We have a strange problem with 2 laptops (XP Pro). Working fine for

some time, they suddenly were prevented from accessing network

printers and drives. I was able to ping the domain server (Win 2000

Server) successfully. We don't use DHCP and have IP addresses set for

each machine on the network. Going in to the network properties, I was

able to get them to see the printers and drives again by changing one

of the DNS addresses from our ISP supplied address to the address of

our server. However that then prevented the laptops from accessing the

Internet. Does anyone know what might be causing this? All other

clients are working fine.


Posted

You should NEVER include public DNS servers in your client configuration in your AD. Always configure DNS on your DCs, and point your clients ONLY to your DCs. Then, in the DNS configuration on your DCs, set up your ISP's DNS server(s) as forwarders - this will keep you from having AD DNS problems internally, and your clients should then be able to browse the public internet via the forwarders in the DCs DNS configuration.

AD relies almost entirely on DNS, and if you have non-AD DNS servers configured, they won't know anything about your AD - this will confuse clients eventually, if not right away.

Posted

Hi,

Thanks for your reply. But these are laptops which need to access the Internet from other broadband connections outside of our network. If I point them to the DC, they won't be able to see it on those occasions.

Posted

If you are using a DHCP server to assign IP and DNS information, this shouldn't be a problem when those laptops go to a different location (likely those other broadband routers are providing IP and DNS via DHCP as well) - if you're statically assigning IP and DNS, strongly configure using DHCP.

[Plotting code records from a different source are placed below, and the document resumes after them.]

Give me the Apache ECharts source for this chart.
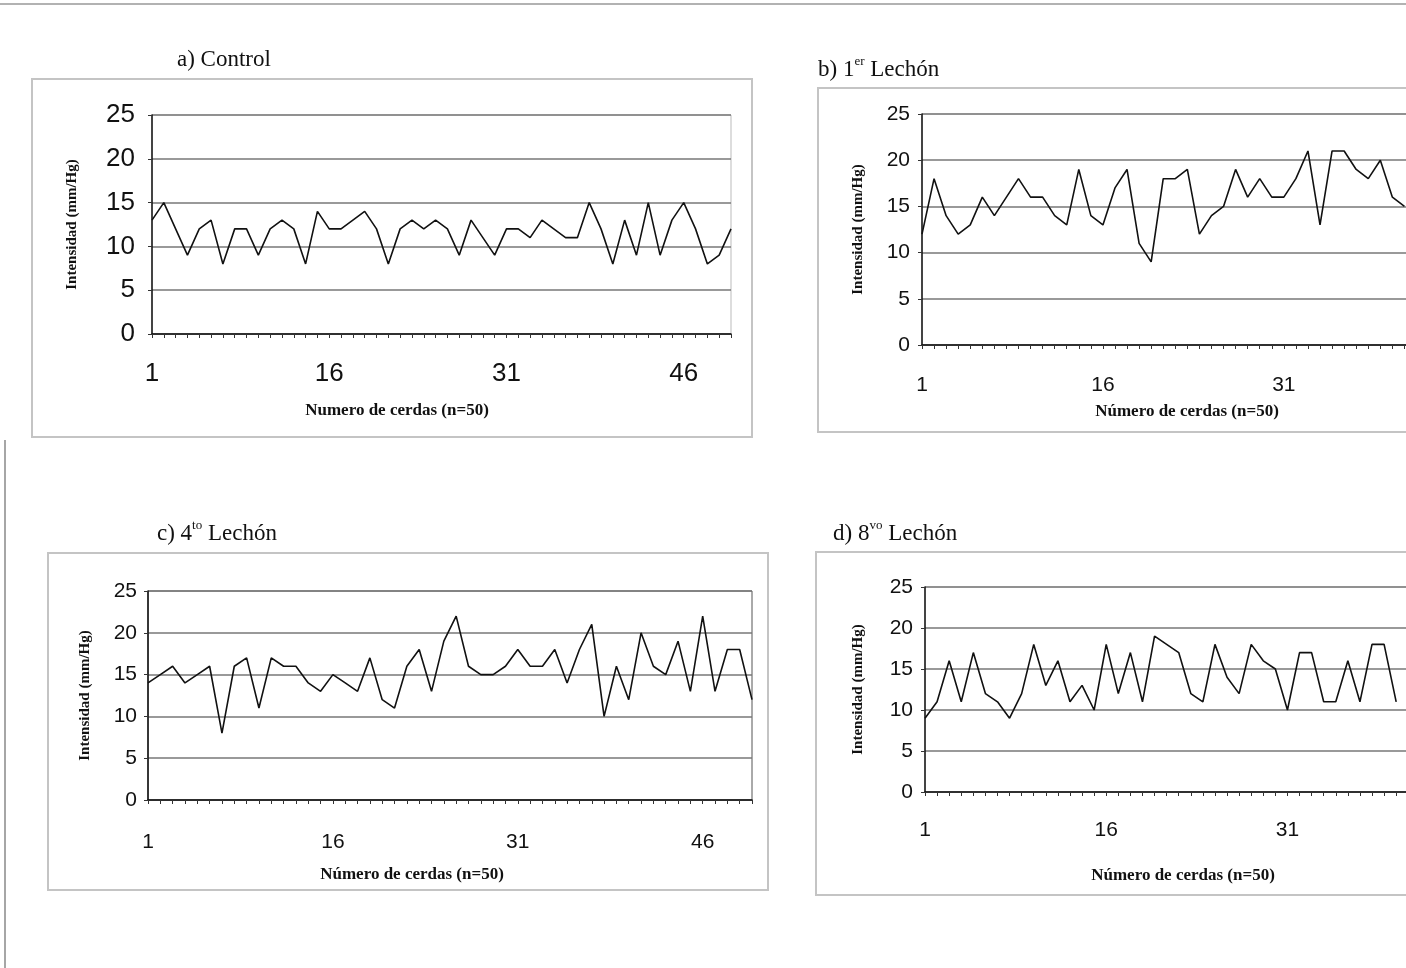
<!DOCTYPE html>
<html>
<head>
<meta charset="utf-8">
<script src="https://cdn.jsdelivr.net/npm/echarts@6/dist/echarts.min.js"></script>
<style>
html,body{margin:0;padding:0;background:#fff;}
#chart{width:1406px;height:968px;}
</style>
</head>
<body>
<div id="chart"></div>
<script>
// ---- data ----
const cerdas = ['1','2','3','4','5','6','7','8','9','10','11','12','13','14','15','16','17','18','19','20',
  '21','22','23','24','25','26','27','28','29','30','31','32','33','34','35','36','37','38','39','40',
  '41','42','43','44','45','46','47','48','49','50'];
const yTicks = [0, 5, 10, 15, 20, 25];

const controlValues = [13,15,12,9,12,13,8,12,12,9, 12,13,12,8,14,12,12,13,14,12,
  8,12,13,12,13,12,9,13,11,9, 12,12,11,13,12,11,11,15,12,8, 13,9,15,9,13,15,12,8,9,12];
// only the points visible in the (cropped) reference
const lechon1Values = [12,18,14,12,13,16,14,16,18,16, 16,14,13,19,14,13,17,19,11,9,
  18,18,19,12,14,15,19,16,18,16, 16,18,21,13,21,21,19,18,20,16, 15];
const lechon4Values = [14,15,16,14,15,16,8,16,17,11, 17,16,16,14,13,15,14,13,17,12,
  11,16,18,13,19,22,16,15,15,16, 18,16,16,18,14,18,21,10,16,12, 20,16,15,19,13,22,13,18,18,12];
const lechon8Values = [9,11,16,11,17,12,11,9,12,18, 13,16,11,13,10,18,12,17,11,19,
  18,17,12,11,18,14,12,18,16,15, 10,17,17,11,11,16,11,18,18,11];

const panelTitles = [
  ['a) Control', '', ''],
  ['b) 1', 'er', ' Lechón'],
  ['c) 4', 'to', ' Lechón'],
  ['d) 8', 'vo', ' Lechón']
];
const xNames = ['Numero de cerdas (n=50)', 'Número de cerdas (n=50)', 'Número de cerdas (n=50)', 'Número de cerdas (n=50)'];
const yName = 'Intensidad (mm/Hg)';

// ---- layout ----
const grids = [
  {left:152, top:115, width:579, height:219},
  {left:922, top:114, width:591, height:231},
  {left:148, top:591, width:604, height:209},
  {left:925, top:587, width:592, height:205}
];
const yNameGap = [72, 56, 55, 59];
const labelFonts = ['Liberation Sans', 'Liberation Sans', 'Liberation Sans Narrow, Liberation Sans', 'Liberation Sans Narrow, Liberation Sans'];
const labelSizes = [26, 21, 21, 21];
const labelMargin = [17, 12, 11, 12];
const xLabelMargin = [27, 30, 32, 28];
const seriesData = [controlValues, lechon1Values, lechon4Values, lechon8Values];

const titlePos = [[177, 58], [818, 68], [157, 532], [833, 532]];
const xNamePos = [[397, 411], [1187, 412], [412, 875], [1183, 876]];
const frames = [[32, 79, 720, 358], [818, 88, 620, 344], [48, 553, 720, 337], [816, 552, 620, 343]];

const option = {
  animation: false,
  backgroundColor: '#ffffff',
  grid: grids.map((g, i) => Object.assign({}, g, {
    show:true, borderColor: i === 2 ? '#555' : '#bbb', borderWidth:1, backgroundColor:'transparent',
    containLabel:false, outerBoundsMode:'none'
  })),
  xAxis: grids.map((g, i) => ({
    type:'category', gridIndex:i, data:cerdas, boundaryGap:false,
    axisLine:{show:true, onZero:false, lineStyle:{color:'#111', width:1.5}},
    axisTick:{show:true, interval:0, length:4, lineStyle:{color:'#333', width:1}},
    axisLabel:{interval:14, margin:xLabelMargin[i], color:'#111', fontSize:labelSizes[i], fontFamily:labelFonts[i]},
    splitLine:{show:false}
  })),
  yAxis: grids.map((g, i) => ({
    type:'value', gridIndex:i, min:yTicks[0], max:yTicks[yTicks.length-1], interval:5,
    name:yName, nameLocation:'middle', nameGap:yNameGap[i], nameRotate:90,
    nameTextStyle:{fontFamily:'Liberation Serif', fontWeight:'bold', fontSize:15, color:'#111'},
    axisLine:{show:true, lineStyle:{color:'#111', width:1.5}},
    axisTick:{show:true, length:4, lineStyle:{color:'#333'}},
    axisLabel:{margin:labelMargin[i], color:'#111', fontSize:labelSizes[i], fontFamily:labelFonts[i]},
    splitLine:{show:true, lineStyle:{color:'#777', width:1.5}}
  })),
  series: seriesData.map((d, i) => ({
    type:'line', xAxisIndex:i, yAxisIndex:i, data:d, showSymbol:false, symbol:'none',
    lineStyle:{color:'#111', width:1.6}, z:5
  })),
  graphic: [
    {type:'line', shape:{x1:0, y1:4, x2:1406, y2:4}, style:{stroke:'#999', lineWidth:1.5}, silent:true},
    {type:'line', shape:{x1:5, y1:440, x2:5, y2:968}, style:{stroke:'#888', lineWidth:1.5}, silent:true}
  ].concat(frames.map(f => ({
    type:'rect', shape:{x:f[0], y:f[1], width:f[2], height:f[3]},
    style:{fill:'none', stroke:'#c4c4c4', lineWidth:2}, silent:true, z:-1
  }))).concat(panelTitles.map((t, i) => ({
    type:'text', x:titlePos[i][0], y:titlePos[i][1],
    style:{
      text: t[1] ? '{a|' + t[0] + '}{s|' + t[1] + '}{a|' + t[2] + '}' : '{a|' + t[0] + '}',
      rich:{
        a:{fontFamily:'Liberation Serif', fontSize:23, fill:'#111', lineHeight:26, verticalAlign:'bottom'},
        s:{fontFamily:'Liberation Serif', fontSize:13, fill:'#111', lineHeight:26, verticalAlign:'top'}
      },
      verticalAlign:'middle', align:'left'
    }
  }))).concat(xNames.map((n, i) => ({
    type:'text', x:xNamePos[i][0], y:xNamePos[i][1],
    style:{text:n, fontFamily:'Liberation Serif', fontWeight:'bold', fontSize:17, fill:'#111', align:'center', verticalAlign:'middle'}
  })))
};

const chart = echarts.init(document.getElementById('chart'), null, {renderer:'canvas'});
chart.setOption(option);
</script>
</body>
</html>
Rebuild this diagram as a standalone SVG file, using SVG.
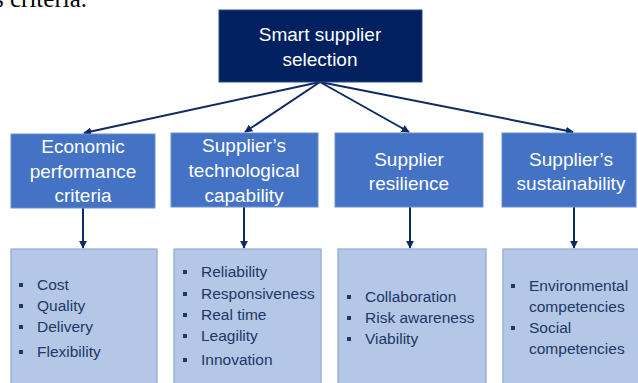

You're going to have to consider it, because having non-AD DNS servers on your clients (or worse, servers) will eventually cause AD to fail to work properly - AD is 99% reliant on valid DNS information. Since public DNS servers don't have information about your internal AD structure, your clients (or servers) will get confused, and you'll get all kinds of random errors like these. If you require each machine to have specific IP information each time it attaches to your network, use DHCP reservations to make sure that a specific MAC address gets the same DHCP IP lease each time it connects - but if you must go with static assignments, you MUST remove the public DNS servers while those machines are on your network, or you'll continue to have problems.